The key physics comes straight from the embedded Weymouth equation: at fixed P1, P2, and length L, capacity scales as

q  ∝  sqrt(D**(16/3))  =  D**(8/3)

So to add a capacity q_loop next to an existing line of diameter D_existing that already carries q_existing, invert the exponent:

D_loop = D_existing * (q_loop / q_existing) ** (3/8)

and the single full-replacement pipe that would have to carry the entire demand on its own is

D_single = D_existing * (q_demand / q_existing) ** (3/8)
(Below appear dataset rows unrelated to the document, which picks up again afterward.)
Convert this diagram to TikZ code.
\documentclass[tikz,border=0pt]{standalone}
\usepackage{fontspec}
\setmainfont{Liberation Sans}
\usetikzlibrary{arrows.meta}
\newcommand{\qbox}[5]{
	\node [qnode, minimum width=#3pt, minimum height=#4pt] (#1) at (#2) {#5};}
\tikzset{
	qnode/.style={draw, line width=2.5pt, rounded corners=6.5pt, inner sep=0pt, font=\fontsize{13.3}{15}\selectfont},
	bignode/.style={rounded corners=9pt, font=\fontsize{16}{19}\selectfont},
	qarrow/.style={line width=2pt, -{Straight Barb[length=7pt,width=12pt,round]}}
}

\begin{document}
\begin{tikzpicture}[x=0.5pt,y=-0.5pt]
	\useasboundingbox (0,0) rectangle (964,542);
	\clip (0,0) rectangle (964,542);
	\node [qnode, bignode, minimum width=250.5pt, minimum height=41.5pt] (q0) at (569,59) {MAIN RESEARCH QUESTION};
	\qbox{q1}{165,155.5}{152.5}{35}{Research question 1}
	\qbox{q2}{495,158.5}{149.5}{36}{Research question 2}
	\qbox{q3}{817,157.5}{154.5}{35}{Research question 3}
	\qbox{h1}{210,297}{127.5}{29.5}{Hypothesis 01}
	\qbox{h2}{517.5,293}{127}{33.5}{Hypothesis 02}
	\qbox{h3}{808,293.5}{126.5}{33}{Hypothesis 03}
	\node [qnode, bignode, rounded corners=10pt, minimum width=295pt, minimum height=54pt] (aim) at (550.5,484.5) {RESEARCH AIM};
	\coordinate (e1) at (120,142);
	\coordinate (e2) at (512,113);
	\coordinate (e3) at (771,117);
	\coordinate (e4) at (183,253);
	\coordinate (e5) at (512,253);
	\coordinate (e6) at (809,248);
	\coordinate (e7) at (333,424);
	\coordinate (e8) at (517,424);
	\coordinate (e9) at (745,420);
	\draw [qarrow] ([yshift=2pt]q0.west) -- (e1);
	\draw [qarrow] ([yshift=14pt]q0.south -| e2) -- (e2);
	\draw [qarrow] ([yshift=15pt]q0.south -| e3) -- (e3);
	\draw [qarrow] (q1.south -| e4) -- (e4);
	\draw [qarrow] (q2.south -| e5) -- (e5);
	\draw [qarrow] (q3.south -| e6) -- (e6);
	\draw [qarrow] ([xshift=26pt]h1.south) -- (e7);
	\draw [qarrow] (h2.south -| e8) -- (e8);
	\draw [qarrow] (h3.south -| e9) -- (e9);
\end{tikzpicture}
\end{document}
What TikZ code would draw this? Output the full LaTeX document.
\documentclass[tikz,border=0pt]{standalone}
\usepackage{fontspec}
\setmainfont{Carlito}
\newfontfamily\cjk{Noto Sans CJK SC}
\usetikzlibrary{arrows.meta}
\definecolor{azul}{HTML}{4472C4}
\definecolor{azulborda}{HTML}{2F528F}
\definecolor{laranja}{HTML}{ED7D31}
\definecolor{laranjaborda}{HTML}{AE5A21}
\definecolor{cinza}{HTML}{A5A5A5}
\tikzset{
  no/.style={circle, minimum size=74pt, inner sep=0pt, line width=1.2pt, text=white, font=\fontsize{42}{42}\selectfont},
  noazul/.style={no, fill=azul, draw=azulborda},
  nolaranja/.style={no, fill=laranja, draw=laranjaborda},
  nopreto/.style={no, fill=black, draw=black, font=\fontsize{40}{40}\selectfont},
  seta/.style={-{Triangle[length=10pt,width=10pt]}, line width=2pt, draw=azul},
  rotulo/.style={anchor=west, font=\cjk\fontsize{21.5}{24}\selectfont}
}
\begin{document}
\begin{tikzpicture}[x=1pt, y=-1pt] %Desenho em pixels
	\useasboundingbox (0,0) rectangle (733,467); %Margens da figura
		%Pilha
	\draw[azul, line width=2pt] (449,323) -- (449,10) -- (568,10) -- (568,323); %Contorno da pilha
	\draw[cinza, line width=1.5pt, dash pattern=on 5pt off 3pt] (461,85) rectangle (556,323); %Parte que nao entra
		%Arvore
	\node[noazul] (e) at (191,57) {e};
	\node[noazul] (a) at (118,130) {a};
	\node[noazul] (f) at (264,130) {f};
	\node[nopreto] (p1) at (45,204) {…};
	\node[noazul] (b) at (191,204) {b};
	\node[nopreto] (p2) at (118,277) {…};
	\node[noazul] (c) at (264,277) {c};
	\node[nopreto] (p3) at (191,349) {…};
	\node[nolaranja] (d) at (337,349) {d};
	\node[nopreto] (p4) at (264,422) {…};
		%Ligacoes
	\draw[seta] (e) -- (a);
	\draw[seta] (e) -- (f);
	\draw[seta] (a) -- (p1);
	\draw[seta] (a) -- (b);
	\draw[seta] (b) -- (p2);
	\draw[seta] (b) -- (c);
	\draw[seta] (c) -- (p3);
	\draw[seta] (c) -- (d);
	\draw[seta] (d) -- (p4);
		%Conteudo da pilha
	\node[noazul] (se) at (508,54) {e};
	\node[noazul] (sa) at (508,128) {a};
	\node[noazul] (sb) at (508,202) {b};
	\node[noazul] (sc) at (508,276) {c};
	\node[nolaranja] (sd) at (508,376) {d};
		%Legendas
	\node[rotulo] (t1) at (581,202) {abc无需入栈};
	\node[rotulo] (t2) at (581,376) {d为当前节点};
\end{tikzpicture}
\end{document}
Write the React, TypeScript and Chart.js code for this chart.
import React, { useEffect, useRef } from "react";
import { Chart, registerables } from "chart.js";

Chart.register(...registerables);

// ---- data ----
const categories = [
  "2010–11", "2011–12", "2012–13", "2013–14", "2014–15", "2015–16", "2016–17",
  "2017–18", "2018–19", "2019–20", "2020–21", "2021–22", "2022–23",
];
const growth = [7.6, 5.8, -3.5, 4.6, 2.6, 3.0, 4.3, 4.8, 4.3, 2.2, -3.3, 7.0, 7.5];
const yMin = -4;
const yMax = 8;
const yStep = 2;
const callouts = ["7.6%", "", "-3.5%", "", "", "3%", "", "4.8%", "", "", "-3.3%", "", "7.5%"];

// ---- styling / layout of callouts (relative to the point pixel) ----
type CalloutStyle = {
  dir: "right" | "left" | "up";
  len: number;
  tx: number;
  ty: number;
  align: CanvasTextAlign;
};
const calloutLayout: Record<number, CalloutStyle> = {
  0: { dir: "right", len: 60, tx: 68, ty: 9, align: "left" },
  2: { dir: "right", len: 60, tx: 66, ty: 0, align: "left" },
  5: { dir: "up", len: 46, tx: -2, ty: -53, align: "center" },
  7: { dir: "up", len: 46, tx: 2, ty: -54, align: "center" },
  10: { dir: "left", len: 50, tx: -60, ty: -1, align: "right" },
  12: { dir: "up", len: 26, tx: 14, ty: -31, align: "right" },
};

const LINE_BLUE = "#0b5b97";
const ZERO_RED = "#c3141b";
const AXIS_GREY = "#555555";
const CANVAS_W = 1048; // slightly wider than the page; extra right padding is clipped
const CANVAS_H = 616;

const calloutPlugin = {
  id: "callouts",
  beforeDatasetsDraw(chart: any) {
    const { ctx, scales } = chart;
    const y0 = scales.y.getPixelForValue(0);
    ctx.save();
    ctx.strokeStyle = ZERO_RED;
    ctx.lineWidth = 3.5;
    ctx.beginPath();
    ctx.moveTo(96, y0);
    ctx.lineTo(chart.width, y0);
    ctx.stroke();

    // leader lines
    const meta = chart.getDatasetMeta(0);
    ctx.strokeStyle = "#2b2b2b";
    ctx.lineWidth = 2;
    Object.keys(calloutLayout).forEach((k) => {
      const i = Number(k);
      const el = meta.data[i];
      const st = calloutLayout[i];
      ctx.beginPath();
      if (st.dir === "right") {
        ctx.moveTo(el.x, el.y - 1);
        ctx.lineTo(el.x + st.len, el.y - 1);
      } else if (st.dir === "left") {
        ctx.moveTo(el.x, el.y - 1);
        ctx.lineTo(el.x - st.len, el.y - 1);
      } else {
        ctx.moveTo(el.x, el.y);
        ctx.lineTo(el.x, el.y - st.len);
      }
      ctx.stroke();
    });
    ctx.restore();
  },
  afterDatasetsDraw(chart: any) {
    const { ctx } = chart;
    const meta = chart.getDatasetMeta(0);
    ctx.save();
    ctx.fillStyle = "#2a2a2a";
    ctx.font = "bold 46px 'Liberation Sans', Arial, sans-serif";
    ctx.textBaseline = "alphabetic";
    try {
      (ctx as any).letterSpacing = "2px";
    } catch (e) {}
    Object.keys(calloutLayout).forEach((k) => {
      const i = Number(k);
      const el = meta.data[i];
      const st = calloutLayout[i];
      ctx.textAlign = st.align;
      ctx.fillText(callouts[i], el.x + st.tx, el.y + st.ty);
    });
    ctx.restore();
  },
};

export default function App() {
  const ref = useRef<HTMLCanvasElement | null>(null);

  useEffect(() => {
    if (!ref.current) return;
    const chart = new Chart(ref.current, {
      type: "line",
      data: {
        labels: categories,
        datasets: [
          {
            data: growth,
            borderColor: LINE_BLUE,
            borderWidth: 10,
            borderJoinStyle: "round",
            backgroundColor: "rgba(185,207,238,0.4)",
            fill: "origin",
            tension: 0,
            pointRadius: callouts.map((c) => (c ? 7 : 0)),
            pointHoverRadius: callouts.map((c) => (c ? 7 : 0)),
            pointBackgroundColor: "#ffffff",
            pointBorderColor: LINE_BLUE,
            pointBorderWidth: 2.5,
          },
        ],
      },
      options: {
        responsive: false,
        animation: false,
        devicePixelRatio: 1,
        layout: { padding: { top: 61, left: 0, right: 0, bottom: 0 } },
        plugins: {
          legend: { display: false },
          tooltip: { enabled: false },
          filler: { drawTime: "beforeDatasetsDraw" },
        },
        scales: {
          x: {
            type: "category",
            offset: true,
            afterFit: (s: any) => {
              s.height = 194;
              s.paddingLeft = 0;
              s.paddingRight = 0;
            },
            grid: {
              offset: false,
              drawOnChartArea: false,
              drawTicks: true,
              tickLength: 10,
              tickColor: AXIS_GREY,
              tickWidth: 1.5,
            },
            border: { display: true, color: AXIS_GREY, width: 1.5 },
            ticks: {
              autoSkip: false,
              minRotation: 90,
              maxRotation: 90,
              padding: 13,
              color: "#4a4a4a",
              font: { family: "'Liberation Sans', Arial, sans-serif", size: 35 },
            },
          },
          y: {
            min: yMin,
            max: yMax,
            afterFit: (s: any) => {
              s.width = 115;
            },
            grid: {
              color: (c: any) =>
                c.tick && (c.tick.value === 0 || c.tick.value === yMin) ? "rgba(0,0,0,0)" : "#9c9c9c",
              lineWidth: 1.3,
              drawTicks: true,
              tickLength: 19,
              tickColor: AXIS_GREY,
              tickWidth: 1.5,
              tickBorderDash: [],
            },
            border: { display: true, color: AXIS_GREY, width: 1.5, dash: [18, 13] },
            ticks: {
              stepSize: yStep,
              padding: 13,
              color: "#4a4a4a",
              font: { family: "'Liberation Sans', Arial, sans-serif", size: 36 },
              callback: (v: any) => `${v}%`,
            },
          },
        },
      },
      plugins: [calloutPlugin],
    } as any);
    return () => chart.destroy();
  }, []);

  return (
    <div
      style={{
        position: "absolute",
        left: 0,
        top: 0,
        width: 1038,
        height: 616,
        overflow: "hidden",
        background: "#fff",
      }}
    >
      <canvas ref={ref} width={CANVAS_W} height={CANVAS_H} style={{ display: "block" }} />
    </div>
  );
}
The verified weymouth(P1, P2, D_in, L_miles, gamma_g, T_avg_F, Z_avg, E=0.92) function is embedded for you; do not modify it or re-derive the correlation.

Your task:

  1. Write loop_design(D_existing, q_existing, q_demand) returning a dict with:
  • 'q_loop': the extra capacity (MMscf/d) the loop must add,

i.e. q_demand - q_existing.

  • 'D_loop': the loop diameter (in) from the (3/8) scaling above.
  • 'D_single': the single full-replacement diameter (in) that alone carries

q_demand.

  1. Using the embedded book constants

D_EXISTING = 20.0 (in), Q_EXISTING = 120.0 (MMscf/d), Q_DEMAND = 180.0 (MMscf/d), call: ``python ld = loop_design(D_EXISTING, Q_EXISTING, Q_DEMAND) d_loop = ld['D_loop'] d_single = ld['D_single'] q_loop = ld['q_loop'] ``

> Think about it: the loop only has to add the 60 MMscf/d shortfall, so it > comes out smaller than the existing 20-inch line, while the lone replacement > pipe must beat the existing line outright. Two modest pipes carry more total > capacity than one pipe of their summed diameter; that D**(8/3) non-linearity > is exactly why looping wins on steel and cost. Why does D_single end up > less than D_existing + D_loop?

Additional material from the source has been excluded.